▶ **EXERCISE PROMPT**: Print the whole listing exactly.

___ TASK DATA ___

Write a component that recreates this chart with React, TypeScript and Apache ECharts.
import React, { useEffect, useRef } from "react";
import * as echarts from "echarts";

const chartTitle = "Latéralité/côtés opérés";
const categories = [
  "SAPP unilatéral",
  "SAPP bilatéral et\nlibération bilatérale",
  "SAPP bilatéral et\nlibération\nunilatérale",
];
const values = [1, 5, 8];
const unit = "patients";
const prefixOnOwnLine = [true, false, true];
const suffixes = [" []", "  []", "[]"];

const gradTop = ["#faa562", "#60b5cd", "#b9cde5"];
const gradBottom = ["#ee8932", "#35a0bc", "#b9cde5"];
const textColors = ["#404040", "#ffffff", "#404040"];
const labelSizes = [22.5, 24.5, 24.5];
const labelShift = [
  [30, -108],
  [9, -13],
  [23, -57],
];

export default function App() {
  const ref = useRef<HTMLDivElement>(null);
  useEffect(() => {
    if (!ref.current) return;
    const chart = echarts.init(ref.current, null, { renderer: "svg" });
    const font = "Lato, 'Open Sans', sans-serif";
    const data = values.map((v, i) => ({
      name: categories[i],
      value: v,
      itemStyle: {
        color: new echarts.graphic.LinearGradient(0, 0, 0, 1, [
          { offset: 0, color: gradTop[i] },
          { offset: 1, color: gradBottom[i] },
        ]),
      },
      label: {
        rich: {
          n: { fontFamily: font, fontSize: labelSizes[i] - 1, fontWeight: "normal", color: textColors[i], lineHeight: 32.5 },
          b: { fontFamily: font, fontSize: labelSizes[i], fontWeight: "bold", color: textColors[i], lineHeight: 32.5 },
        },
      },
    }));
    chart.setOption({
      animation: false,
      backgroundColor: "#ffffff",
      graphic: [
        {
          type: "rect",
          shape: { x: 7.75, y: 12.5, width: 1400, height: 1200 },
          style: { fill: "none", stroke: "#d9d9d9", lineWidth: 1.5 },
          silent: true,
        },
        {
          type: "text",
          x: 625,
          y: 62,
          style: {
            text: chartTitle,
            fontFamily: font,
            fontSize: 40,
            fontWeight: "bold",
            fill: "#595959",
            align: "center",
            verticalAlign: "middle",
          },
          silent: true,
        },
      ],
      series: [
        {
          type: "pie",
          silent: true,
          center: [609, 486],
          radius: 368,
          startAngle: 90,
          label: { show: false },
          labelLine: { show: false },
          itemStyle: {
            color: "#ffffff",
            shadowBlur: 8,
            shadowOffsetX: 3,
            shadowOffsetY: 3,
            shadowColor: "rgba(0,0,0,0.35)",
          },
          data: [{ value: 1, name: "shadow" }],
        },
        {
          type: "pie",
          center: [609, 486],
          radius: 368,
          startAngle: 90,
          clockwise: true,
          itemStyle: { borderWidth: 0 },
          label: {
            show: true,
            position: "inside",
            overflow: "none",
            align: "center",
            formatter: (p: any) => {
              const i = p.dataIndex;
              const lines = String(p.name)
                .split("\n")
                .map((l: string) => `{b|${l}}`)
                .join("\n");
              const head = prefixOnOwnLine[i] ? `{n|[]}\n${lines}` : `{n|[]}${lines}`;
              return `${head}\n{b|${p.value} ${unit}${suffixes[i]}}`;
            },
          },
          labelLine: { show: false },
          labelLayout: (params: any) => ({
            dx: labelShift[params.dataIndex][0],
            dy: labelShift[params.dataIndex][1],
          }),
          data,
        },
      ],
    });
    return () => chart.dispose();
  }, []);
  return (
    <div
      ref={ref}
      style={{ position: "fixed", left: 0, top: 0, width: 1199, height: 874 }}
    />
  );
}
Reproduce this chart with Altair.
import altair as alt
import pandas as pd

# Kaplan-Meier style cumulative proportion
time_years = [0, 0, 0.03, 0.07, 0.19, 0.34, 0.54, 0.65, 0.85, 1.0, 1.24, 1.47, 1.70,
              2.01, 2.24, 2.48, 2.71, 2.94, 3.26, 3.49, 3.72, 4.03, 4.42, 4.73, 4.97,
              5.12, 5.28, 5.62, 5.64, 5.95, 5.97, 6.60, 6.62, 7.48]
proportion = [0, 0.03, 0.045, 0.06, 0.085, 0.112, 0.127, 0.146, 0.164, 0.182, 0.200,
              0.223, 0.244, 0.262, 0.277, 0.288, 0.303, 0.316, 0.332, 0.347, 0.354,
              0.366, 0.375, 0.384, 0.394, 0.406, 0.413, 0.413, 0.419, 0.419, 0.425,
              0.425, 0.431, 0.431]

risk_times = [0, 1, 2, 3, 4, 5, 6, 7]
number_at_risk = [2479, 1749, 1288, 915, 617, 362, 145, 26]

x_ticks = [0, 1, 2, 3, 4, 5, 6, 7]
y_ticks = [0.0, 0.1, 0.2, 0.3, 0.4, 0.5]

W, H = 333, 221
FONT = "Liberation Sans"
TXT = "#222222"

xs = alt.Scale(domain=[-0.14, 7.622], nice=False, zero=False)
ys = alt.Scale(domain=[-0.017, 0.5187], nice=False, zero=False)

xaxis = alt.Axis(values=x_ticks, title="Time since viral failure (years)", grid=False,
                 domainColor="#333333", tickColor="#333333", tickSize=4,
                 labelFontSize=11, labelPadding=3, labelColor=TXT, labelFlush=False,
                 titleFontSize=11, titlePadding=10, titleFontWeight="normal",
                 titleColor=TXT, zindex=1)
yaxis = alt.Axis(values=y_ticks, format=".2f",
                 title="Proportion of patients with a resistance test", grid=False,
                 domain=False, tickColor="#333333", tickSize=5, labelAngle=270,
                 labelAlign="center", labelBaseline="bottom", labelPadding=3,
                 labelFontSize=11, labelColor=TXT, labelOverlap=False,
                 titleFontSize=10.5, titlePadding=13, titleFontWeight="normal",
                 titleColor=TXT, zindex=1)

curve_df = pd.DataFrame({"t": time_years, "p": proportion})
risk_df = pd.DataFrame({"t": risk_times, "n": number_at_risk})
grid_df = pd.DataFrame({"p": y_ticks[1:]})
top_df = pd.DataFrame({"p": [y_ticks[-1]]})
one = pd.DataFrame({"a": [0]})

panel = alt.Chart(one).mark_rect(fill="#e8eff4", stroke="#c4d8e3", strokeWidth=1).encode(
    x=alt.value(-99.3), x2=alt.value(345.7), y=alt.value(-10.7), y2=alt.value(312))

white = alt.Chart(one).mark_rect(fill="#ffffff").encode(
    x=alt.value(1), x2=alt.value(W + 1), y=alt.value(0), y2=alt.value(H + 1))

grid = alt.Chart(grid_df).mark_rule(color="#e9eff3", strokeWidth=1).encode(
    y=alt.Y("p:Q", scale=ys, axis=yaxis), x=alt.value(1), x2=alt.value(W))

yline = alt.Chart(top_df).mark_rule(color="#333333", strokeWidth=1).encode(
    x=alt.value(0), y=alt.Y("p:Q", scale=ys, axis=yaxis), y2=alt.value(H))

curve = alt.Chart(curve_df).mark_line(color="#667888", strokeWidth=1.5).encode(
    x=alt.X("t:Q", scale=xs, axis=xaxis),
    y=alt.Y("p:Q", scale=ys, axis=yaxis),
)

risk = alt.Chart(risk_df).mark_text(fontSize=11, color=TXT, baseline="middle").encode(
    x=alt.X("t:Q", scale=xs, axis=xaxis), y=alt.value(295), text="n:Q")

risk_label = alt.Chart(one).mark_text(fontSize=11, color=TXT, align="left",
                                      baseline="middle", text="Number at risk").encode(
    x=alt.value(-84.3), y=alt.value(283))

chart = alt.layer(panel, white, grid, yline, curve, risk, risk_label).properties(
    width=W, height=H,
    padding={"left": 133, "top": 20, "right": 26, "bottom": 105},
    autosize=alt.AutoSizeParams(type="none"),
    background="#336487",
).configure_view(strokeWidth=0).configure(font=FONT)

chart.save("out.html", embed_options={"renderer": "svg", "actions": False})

___

▶ **WRITTEN RESPONSE**:
Write a component that recreates this chart with React, TypeScript and Apache ECharts.
import React, { useEffect, useRef } from "react";
import * as echarts from "echarts";

const chartTitle = "Latéralité/côtés opérés";
const categories = [
  "SAPP unilatéral",
  "SAPP bilatéral et\nlibération bilatérale",
  "SAPP bilatéral et\nlibération\nunilatérale",
];
const values = [1, 5, 8];
const unit = "patients";
const prefixOnOwnLine = [true, false, true];
const suffixes = [" []", "  []", "[]"];

const gradTop = ["#faa562", "#60b5cd", "#b9cde5"];
const gradBottom = ["#ee8932", "#35a0bc", "#b9cde5"];
const textColors = ["#404040", "#ffffff", "#404040"];
const labelSizes = [22.5, 24.5, 24.5];
const labelShift = [
  [30, -108],
  [9, -13],
  [23, -57],
];

export default function App() {
  const ref = useRef<HTMLDivElement>(null);
  useEffect(() => {
    if (!ref.current) return;
    const chart = echarts.init(ref.current, null, { renderer: "svg" });
    const font = "Lato, 'Open Sans', sans-serif";
    const data = values.map((v, i) => ({
      name: categories[i],
      value: v,
      itemStyle: {
        color: new echarts.graphic.LinearGradient(0, 0, 0, 1, [
          { offset: 0, color: gradTop[i] },
          { offset: 1, color: gradBottom[i] },
        ]),
      },
      label: {
        rich: {
          n: { fontFamily: font, fontSize: labelSizes[i] - 1, fontWeight: "normal", color: textColors[i], lineHeight: 32.5 },
          b: { fontFamily: font, fontSize: labelSizes[i], fontWeight: "bold", color: textColors[i], lineHeight: 32.5 },
        },
      },
    }));
    chart.setOption({
      animation: false,
      backgroundColor: "#ffffff",
      graphic: [
        {
          type: "rect",
          shape: { x: 7.75, y: 12.5, width: 1400, height: 1200 },
          style: { fill: "none", stroke: "#d9d9d9", lineWidth: 1.5 },
          silent: true,
        },
        {
          type: "text",
          x: 625,
          y: 62,
          style: {
            text: chartTitle,
            fontFamily: font,
            fontSize: 40,
            fontWeight: "bold",
            fill: "#595959",
            align: "center",
            verticalAlign: "middle",
          },
          silent: true,
        },
      ],
      series: [
        {
          type: "pie",
          silent: true,
          center: [609, 486],
          radius: 368,
          startAngle: 90,
          label: { show: false },
          labelLine: { show: false },
          itemStyle: {
            color: "#ffffff",
            shadowBlur: 8,
            shadowOffsetX: 3,
            shadowOffsetY: 3,
            shadowColor: "rgba(0,0,0,0.35)",
          },
          data: [{ value: 1, name: "shadow" }],
        },
        {
          type: "pie",
          center: [609, 486],
          radius: 368,
          startAngle: 90,
          clockwise: true,
          itemStyle: { borderWidth: 0 },
          label: {
            show: true,
            position: "inside",
            overflow: "none",
            align: "center",
            formatter: (p: any) => {
              const i = p.dataIndex;
              const lines = String(p.name)
                .split("\n")
                .map((l: string) => `{b|${l}}`)
                .join("\n");
              const head = prefixOnOwnLine[i] ? `{n|[]}\n${lines}` : `{n|[]}${lines}`;
              return `${head}\n{b|${p.value} ${unit}${suffixes[i]}}`;
            },
          },
          labelLine: { show: false },
          labelLayout: (params: any) => ({
            dx: labelShift[params.dataIndex][0],
            dy: labelShift[params.dataIndex][1],
          }),
          data,
        },
      ],
    });
    return () => chart.dispose();
  }, []);
  return (
    <div
      ref={ref}
      style={{ position: "fixed", left: 0, top: 0, width: 1199, height: 874 }}
    />
  );
}
Reproduce this chart with Altair.
import altair as alt
import pandas as pd

# Kaplan-Meier style cumulative proportion
time_years = [0, 0, 0.03, 0.07, 0.19, 0.34, 0.54, 0.65, 0.85, 1.0, 1.24, 1.47, 1.70,
              2.01, 2.24, 2.48, 2.71, 2.94, 3.26, 3.49, 3.72, 4.03, 4.42, 4.73, 4.97,
              5.12, 5.28, 5.62, 5.64, 5.95, 5.97, 6.60, 6.62, 7.48]
proportion = [0, 0.03, 0.045, 0.06, 0.085, 0.112, 0.127, 0.146, 0.164, 0.182, 0.200,
              0.223, 0.244, 0.262, 0.277, 0.288, 0.303, 0.316, 0.332, 0.347, 0.354,
              0.366, 0.375, 0.384, 0.394, 0.406, 0.413, 0.413, 0.419, 0.419, 0.425,
              0.425, 0.431, 0.431]

risk_times = [0, 1, 2, 3, 4, 5, 6, 7]
number_at_risk = [2479, 1749, 1288, 915, 617, 362, 145, 26]

x_ticks = [0, 1, 2, 3, 4, 5, 6, 7]
y_ticks = [0.0, 0.1, 0.2, 0.3, 0.4, 0.5]

W, H = 333, 221
FONT = "Liberation Sans"
TXT = "#222222"

xs = alt.Scale(domain=[-0.14, 7.622], nice=False, zero=False)
ys = alt.Scale(domain=[-0.017, 0.5187], nice=False, zero=False)

xaxis = alt.Axis(values=x_ticks, title="Time since viral failure (years)", grid=False,
                 domainColor="#333333", tickColor="#333333", tickSize=4,
                 labelFontSize=11, labelPadding=3, labelColor=TXT, labelFlush=False,
                 titleFontSize=11, titlePadding=10, titleFontWeight="normal",
                 titleColor=TXT, zindex=1)
yaxis = alt.Axis(values=y_ticks, format=".2f",
                 title="Proportion of patients with a resistance test", grid=False,
                 domain=False, tickColor="#333333", tickSize=5, labelAngle=270,
                 labelAlign="center", labelBaseline="bottom", labelPadding=3,
                 labelFontSize=11, labelColor=TXT, labelOverlap=False,
                 titleFontSize=10.5, titlePadding=13, titleFontWeight="normal",
                 titleColor=TXT, zindex=1)

curve_df = pd.DataFrame({"t": time_years, "p": proportion})
risk_df = pd.DataFrame({"t": risk_times, "n": number_at_risk})
grid_df = pd.DataFrame({"p": y_ticks[1:]})
top_df = pd.DataFrame({"p": [y_ticks[-1]]})
one = pd.DataFrame({"a": [0]})

panel = alt.Chart(one).mark_rect(fill="#e8eff4", stroke="#c4d8e3", strokeWidth=1).encode(
    x=alt.value(-99.3), x2=alt.value(345.7), y=alt.value(-10.7), y2=alt.value(312))

white = alt.Chart(one).mark_rect(fill="#ffffff").encode(
    x=alt.value(1), x2=alt.value(W + 1), y=alt.value(0), y2=alt.value(H + 1))

grid = alt.Chart(grid_df).mark_rule(color="#e9eff3", strokeWidth=1).encode(
    y=alt.Y("p:Q", scale=ys, axis=yaxis), x=alt.value(1), x2=alt.value(W))

yline = alt.Chart(top_df).mark_rule(color="#333333", strokeWidth=1).encode(
    x=alt.value(0), y=alt.Y("p:Q", scale=ys, axis=yaxis), y2=alt.value(H))

curve = alt.Chart(curve_df).mark_line(color="#667888", strokeWidth=1.5).encode(
    x=alt.X("t:Q", scale=xs, axis=xaxis),
    y=alt.Y("p:Q", scale=ys, axis=yaxis),
)

risk = alt.Chart(risk_df).mark_text(fontSize=11, color=TXT, baseline="middle").encode(
    x=alt.X("t:Q", scale=xs, axis=xaxis), y=alt.value(295), text="n:Q")

risk_label = alt.Chart(one).mark_text(fontSize=11, color=TXT, align="left",
                                      baseline="middle", text="Number at risk").encode(
    x=alt.value(-84.3), y=alt.value(283))

chart = alt.layer(panel, white, grid, yline, curve, risk, risk_label).properties(
    width=W, height=H,
    padding={"left": 133, "top": 20, "right": 26, "bottom": 105},
    autosize=alt.AutoSizeParams(type="none"),
    background="#336487",
).configure_view(strokeWidth=0).configure(font=FONT)

chart.save("out.html", embed_options={"renderer": "svg", "actions": False})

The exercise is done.